In the US, Canada, Britain, Spain, Brazil and Argentina church authorities have tried to keep a lid on scandals by moving offenders around, getting them psychiatric help or asking survivors to sign confidentiality agreements if they accept compensation.

Each of these countries has its own heartbreaking version of Ballarat.

It did not help matters when it was revealed in Ireland that labyrinthine Catholic teachings included the doctrine of “mental reservation”, which allowed bishops to be economical with the truth if they considered doing so was for a greater good.

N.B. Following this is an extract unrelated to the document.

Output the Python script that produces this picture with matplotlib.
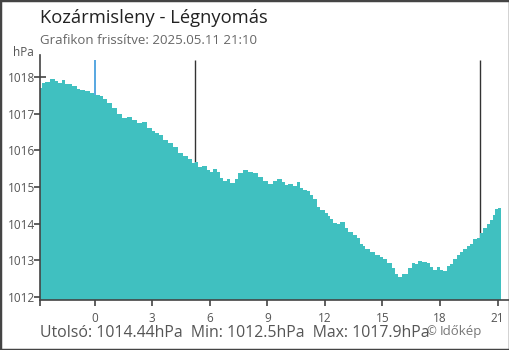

This usually meant protecting the church’s reputation.

More recently, the Hollywood movie Spotlight has reminded communities the Vatican provided a haven and a new job for Cardinal Bernard Law, former archbishop of Boston, who presided over a massive abuse cover-up.

The critically acclaimed Spotlight tells the story of the Boston Globe‘s investigation into child sexual abuse in the archdiocese.

Australia’s Royal Commission into Institutional Responses to Child Sexual Abuse has already experienced how the Vatican drip feeds information to inquiries and persistently resists handing over its full records on complaints about pedophile priests.

Present at the Rome hotel, a 10-minute drive from the Vatican, will be 15 abuse survivors from Ballarat as well as Victorian parents Anthony and Chrissie Foster, whose family was devastated by clerical sexual abuse.

Two of the Fosters’ three daughters, Emma and Katie, were just five when a priest began sexually assaulting them in the 1980s.

Katie is severely disabled after she was hit by a car. Emma committed suicide in 2007.